What really struck me was how tight this separation between peripheral vessels and muscle was from the main bloodflow. Lactic acid levels were shown to remain at steady levels during the dive, but dramatically rose once the animal had surfaced, before gradually tapering off again. This clearly illustrates the ability of marine mammals to separate parts of their body that are anaerobically respirating from the parts that are reliant on oxygen.

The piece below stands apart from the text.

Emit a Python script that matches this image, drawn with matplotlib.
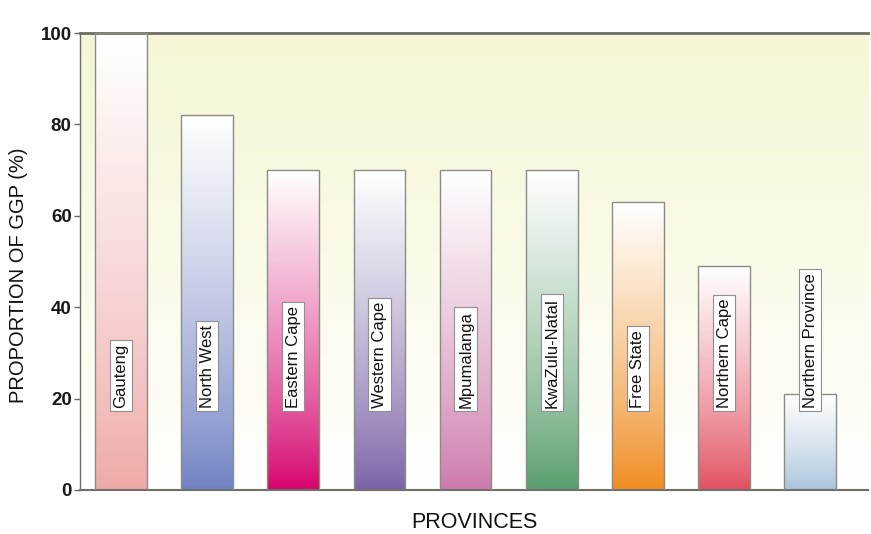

Harrison, R.J. (1971) Functional Anatomy of Marine Mammals., is another source I consulted, but after browsing its chapters, it was clear that Harrison tackles mostly advanced and specialized topics on select marine mammals. This book will come in handy when a certain species requires additional attention, but as a day-to-day guide, there are better options such as Andersen and Dierauf. Speaking of Dierauf, I found a free Internet copy of the Pinniped Forensic, Necropsy and Tissue Collection Guide.